1.a. The perspective of the first-time reader in 1954 who may have read some mythology or fairy stories, but hasn't had a lot of what we today would call "fantasy" to build up an impression of the tropes and standards and unspoken (today) cues.

1.b. The perspective of the first-time reader in 2020, who has not read Lord of the Rings but has ingested other fantasy/speculative fiction that has been innundated through the generations byJRRT's influence, with homages, parodies, and direct copies - deliberate turns toward and away from the master, where similar works are defined by their similarities to, and different works are defined by their differences from, the so-called "original".

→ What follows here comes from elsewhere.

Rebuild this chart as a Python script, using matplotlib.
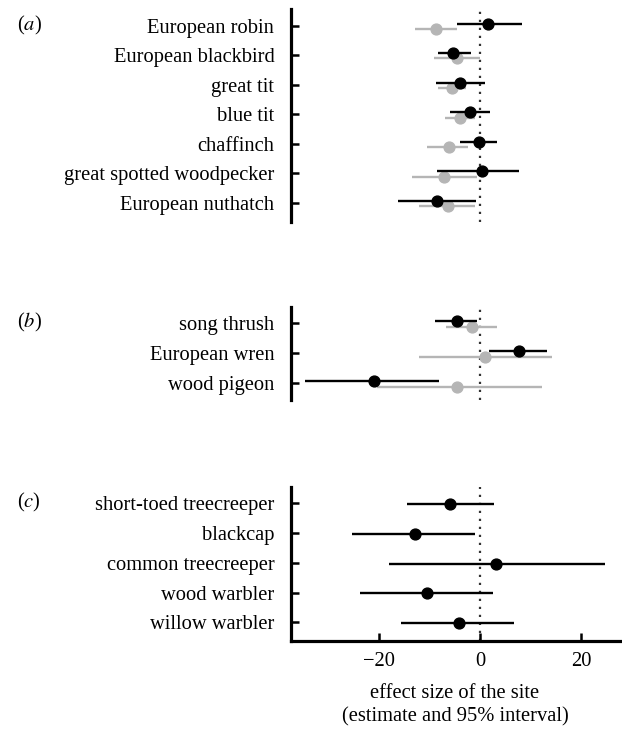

This was largely provoked by the other current thread wondering what a first time reader might have thought would happen when the Ring went in the Fire. I think the 1a first time reader might have a different idea than the 1b first time reader.
 
Hi amysrevenge,

I think you are correct that the first time reader of yore might well have a different perspective than the first time reader today.

This is partly due (as you say) to the proliferation of derivative fantasy (if the reader today had read some of that), but even more so I think, to the fact that TLOTR has become part of the culture. Most first-time readers today probably 'know' that throwing the Ring in the Fire will destroy Sauron. They just have absorbed enough from general knowledge to have picked this up before they ever read the book.